Pick out and copy every line below that has the word "script".

MATERIAL SUPPLIED:
-------

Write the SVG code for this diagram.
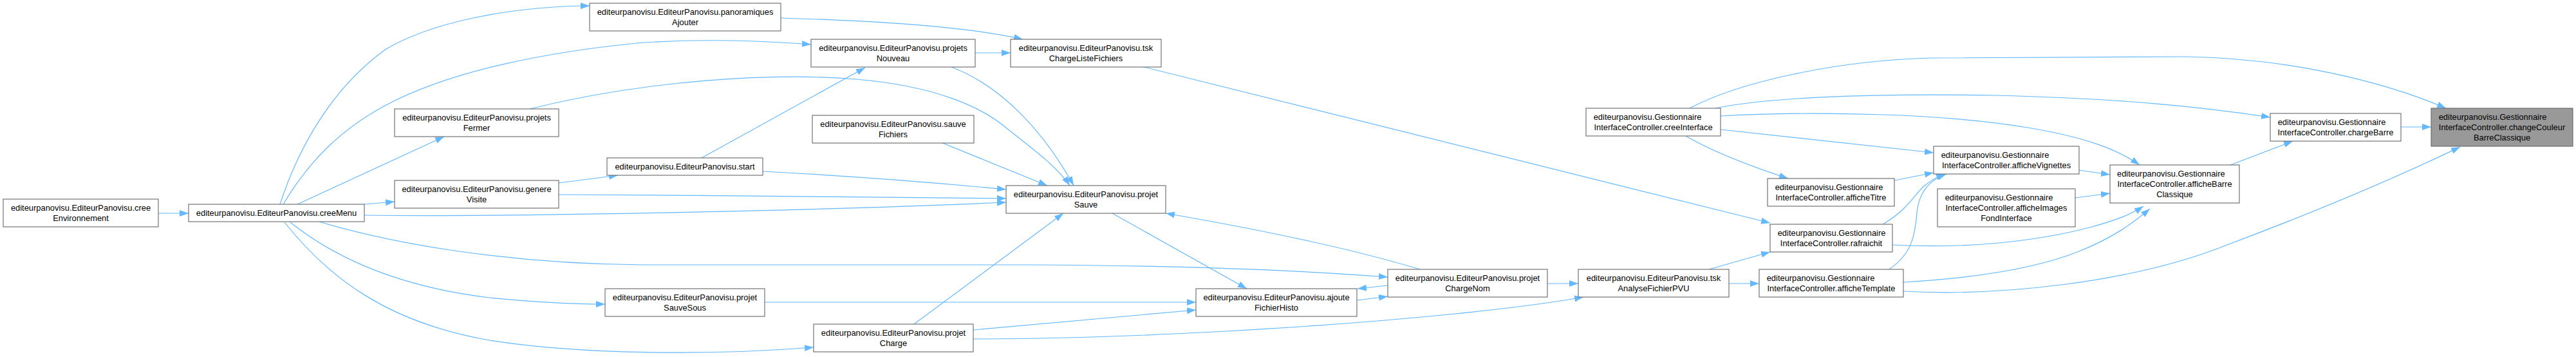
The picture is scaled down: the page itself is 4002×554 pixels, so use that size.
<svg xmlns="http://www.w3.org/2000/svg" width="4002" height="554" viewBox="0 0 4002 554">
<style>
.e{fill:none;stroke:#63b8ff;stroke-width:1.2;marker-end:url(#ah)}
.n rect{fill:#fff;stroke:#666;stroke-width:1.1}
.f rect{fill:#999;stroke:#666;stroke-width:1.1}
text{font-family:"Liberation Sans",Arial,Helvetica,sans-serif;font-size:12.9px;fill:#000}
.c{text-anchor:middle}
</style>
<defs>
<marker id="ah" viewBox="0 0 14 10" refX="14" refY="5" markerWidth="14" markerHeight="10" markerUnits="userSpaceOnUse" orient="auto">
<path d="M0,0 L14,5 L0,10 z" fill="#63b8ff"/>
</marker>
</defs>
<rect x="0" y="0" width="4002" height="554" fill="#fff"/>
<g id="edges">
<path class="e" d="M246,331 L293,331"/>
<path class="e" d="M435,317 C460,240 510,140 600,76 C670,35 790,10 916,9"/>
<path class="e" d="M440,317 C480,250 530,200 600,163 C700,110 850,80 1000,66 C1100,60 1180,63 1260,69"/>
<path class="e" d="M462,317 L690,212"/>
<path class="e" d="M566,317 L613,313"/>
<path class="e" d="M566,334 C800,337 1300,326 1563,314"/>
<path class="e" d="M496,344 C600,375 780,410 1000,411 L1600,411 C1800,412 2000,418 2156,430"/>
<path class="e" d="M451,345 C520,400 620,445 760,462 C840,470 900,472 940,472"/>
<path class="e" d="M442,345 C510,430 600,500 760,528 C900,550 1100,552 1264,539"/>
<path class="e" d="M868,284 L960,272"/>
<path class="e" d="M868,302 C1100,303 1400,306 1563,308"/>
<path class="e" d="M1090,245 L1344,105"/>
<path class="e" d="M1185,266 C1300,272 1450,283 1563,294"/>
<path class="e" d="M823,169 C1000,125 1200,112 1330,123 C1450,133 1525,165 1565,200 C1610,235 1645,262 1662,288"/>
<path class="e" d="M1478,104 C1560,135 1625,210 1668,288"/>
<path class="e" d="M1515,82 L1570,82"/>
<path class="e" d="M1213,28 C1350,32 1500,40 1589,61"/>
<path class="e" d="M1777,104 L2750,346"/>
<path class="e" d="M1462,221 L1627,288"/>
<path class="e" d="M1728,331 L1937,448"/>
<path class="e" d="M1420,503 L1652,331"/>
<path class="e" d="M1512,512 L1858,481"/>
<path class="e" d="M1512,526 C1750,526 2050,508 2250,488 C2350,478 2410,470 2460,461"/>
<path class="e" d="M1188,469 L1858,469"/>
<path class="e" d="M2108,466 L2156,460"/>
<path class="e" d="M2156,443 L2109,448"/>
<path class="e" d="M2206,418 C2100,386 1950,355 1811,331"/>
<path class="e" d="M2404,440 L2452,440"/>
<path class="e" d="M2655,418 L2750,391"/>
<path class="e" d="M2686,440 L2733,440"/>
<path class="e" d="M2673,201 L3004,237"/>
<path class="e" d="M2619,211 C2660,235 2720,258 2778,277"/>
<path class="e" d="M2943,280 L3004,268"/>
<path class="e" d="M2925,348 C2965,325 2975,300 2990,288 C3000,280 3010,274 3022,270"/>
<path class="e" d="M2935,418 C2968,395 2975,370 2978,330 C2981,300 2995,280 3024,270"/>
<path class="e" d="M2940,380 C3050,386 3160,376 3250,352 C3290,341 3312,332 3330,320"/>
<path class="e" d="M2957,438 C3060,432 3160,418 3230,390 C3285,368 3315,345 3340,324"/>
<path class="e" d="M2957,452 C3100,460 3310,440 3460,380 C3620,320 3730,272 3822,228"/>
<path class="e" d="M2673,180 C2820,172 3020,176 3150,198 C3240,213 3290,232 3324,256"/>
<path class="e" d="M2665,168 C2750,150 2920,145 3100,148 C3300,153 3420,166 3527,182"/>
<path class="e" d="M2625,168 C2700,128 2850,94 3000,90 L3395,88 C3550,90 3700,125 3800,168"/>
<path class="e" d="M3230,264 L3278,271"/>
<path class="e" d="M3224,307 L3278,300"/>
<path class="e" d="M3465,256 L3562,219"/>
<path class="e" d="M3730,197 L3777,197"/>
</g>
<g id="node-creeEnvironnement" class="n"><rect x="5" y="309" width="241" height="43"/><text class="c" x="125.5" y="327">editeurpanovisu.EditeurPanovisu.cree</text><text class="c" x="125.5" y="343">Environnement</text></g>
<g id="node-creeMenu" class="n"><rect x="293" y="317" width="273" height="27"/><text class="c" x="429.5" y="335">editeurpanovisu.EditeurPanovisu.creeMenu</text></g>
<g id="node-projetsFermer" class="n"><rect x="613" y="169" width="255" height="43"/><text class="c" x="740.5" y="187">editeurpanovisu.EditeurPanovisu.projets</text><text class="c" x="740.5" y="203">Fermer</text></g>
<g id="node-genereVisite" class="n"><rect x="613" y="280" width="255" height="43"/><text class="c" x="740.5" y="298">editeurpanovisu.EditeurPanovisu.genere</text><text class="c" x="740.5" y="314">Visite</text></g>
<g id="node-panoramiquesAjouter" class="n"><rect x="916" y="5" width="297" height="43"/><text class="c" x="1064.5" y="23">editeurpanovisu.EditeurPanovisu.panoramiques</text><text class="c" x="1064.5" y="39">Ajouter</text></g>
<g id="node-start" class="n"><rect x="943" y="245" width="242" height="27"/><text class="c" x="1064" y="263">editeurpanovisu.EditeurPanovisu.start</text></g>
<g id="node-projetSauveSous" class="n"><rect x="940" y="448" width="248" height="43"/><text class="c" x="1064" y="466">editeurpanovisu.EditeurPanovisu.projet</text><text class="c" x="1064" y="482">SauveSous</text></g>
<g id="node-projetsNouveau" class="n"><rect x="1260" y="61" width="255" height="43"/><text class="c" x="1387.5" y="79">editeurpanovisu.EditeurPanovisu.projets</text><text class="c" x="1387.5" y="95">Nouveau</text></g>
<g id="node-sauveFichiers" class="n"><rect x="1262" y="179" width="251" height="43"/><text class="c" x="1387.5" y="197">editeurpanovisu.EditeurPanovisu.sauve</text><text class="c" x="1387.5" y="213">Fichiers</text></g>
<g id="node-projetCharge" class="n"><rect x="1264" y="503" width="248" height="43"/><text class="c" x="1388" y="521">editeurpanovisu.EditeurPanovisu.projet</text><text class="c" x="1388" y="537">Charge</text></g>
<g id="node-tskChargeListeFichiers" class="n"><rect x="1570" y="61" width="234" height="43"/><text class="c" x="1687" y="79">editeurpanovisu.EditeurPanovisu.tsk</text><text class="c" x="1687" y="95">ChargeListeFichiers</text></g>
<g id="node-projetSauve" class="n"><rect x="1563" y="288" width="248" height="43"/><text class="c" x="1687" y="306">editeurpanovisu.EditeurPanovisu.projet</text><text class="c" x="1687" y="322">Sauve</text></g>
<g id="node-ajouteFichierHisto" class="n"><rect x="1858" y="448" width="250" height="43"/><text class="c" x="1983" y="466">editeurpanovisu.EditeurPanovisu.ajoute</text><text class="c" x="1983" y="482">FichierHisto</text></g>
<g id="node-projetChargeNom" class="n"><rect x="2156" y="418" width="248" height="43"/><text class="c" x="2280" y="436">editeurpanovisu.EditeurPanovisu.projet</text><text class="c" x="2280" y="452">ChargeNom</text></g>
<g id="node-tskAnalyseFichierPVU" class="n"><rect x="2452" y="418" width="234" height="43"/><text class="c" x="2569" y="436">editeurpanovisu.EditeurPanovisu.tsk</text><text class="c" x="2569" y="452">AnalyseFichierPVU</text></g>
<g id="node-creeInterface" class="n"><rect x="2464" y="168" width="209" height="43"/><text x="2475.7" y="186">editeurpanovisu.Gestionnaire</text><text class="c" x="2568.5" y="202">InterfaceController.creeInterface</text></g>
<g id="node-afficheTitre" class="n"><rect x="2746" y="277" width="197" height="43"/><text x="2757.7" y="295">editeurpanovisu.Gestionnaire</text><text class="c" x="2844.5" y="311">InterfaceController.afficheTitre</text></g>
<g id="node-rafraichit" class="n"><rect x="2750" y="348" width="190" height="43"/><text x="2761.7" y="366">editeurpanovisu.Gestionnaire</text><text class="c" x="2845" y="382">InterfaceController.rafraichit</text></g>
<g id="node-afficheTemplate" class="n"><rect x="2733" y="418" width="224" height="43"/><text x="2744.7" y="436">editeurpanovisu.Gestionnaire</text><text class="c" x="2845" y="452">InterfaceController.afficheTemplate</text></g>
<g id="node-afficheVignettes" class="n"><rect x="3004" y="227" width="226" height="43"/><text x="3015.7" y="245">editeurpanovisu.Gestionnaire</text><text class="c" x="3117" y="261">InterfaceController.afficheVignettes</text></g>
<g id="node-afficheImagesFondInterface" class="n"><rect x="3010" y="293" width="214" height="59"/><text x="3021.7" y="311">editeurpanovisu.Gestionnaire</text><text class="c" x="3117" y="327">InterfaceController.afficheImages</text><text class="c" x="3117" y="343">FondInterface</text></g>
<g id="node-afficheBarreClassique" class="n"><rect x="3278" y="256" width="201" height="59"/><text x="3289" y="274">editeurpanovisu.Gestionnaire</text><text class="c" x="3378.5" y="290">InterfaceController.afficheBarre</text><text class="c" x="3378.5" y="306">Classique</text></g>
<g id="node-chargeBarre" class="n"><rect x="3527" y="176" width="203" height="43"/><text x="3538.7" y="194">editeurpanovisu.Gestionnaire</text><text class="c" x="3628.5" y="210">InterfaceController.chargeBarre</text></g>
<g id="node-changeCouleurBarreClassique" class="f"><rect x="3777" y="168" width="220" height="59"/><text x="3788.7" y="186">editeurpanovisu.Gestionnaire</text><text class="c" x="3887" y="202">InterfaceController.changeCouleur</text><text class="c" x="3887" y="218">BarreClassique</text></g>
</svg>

-------

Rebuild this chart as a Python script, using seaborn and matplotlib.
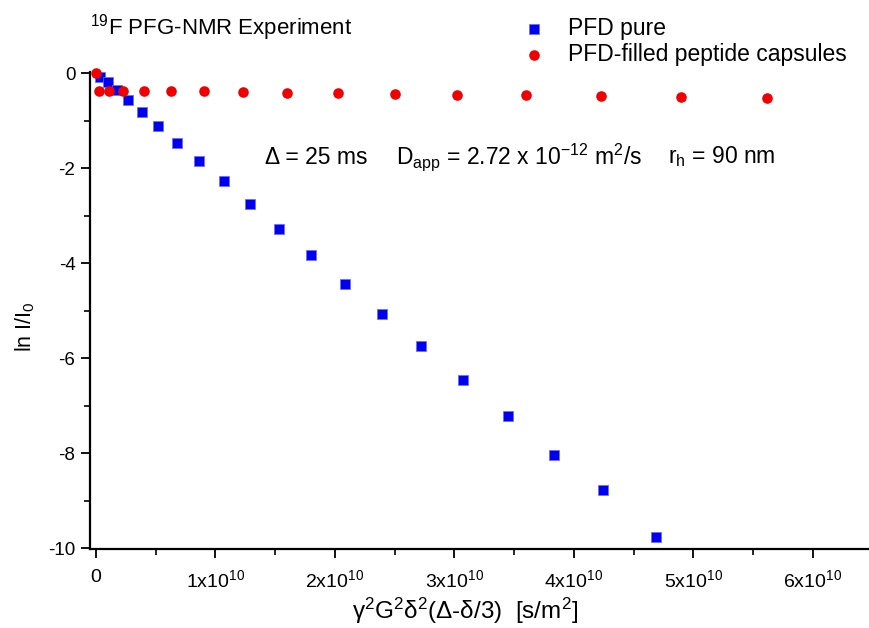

-------

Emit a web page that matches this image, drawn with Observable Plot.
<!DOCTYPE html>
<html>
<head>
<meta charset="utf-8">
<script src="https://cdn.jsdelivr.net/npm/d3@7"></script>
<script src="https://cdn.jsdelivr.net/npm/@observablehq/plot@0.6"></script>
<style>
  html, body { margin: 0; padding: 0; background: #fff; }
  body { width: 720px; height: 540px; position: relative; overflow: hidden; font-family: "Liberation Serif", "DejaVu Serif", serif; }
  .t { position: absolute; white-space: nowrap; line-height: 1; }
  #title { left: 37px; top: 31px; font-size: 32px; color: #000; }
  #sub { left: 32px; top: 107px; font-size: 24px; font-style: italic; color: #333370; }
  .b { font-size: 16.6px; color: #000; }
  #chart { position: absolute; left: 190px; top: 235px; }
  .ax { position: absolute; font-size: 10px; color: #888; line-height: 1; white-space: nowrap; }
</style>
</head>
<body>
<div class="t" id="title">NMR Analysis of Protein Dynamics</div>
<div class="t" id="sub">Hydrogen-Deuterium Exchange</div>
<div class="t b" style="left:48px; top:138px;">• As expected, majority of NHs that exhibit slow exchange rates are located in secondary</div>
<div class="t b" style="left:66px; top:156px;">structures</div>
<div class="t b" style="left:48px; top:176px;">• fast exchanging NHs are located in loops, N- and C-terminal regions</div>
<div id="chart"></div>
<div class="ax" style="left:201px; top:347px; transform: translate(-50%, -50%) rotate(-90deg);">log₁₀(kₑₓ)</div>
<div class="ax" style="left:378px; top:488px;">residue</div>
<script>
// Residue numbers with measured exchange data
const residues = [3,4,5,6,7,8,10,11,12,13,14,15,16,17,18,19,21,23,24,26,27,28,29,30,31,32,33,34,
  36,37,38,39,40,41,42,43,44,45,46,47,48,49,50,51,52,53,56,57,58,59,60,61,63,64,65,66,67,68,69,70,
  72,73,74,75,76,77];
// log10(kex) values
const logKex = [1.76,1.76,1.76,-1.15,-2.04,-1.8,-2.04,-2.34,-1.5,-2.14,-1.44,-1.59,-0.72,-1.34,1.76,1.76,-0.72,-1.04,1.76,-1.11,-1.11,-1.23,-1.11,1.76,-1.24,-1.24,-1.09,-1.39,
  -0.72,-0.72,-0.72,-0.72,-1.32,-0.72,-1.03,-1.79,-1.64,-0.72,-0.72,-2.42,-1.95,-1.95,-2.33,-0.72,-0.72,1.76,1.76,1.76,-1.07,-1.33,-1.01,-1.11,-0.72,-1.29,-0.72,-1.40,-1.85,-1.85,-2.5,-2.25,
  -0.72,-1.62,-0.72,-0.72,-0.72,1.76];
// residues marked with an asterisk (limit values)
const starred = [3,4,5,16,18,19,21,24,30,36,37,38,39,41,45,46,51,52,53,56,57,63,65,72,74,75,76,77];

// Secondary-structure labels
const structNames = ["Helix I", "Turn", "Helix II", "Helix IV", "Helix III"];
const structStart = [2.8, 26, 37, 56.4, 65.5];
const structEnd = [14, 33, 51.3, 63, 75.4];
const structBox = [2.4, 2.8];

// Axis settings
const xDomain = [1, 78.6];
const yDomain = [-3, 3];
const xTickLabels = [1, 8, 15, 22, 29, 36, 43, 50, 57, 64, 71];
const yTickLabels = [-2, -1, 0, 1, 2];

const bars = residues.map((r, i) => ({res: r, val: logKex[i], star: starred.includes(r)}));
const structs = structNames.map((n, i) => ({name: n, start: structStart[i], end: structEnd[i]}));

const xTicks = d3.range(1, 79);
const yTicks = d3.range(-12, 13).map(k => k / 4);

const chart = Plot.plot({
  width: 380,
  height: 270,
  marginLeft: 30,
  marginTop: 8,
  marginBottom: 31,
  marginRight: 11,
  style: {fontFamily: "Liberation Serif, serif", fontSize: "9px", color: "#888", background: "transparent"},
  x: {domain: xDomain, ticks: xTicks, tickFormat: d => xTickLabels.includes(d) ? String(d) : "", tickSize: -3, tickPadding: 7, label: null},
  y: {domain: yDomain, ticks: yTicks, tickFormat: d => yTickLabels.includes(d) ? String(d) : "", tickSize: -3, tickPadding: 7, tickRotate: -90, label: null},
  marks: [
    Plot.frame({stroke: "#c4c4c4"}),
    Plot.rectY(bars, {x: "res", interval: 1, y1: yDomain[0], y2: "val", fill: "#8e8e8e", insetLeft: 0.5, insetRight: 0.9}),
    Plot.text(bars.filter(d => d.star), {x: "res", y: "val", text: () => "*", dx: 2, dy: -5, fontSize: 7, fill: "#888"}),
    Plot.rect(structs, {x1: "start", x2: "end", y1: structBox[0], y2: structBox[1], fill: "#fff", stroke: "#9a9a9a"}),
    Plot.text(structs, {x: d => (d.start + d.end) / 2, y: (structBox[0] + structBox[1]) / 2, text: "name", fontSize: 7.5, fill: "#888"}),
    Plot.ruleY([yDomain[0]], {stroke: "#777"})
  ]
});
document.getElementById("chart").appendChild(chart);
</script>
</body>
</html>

-------

IN RESPONSE:
Rebuild this chart as a Python script, using seaborn and matplotlib.
<script src="https://cdn.jsdelivr.net/npm/d3@7"></script>
<script src="https://cdn.jsdelivr.net/npm/@observablehq/plot@0.6"></script>
<script>
</script>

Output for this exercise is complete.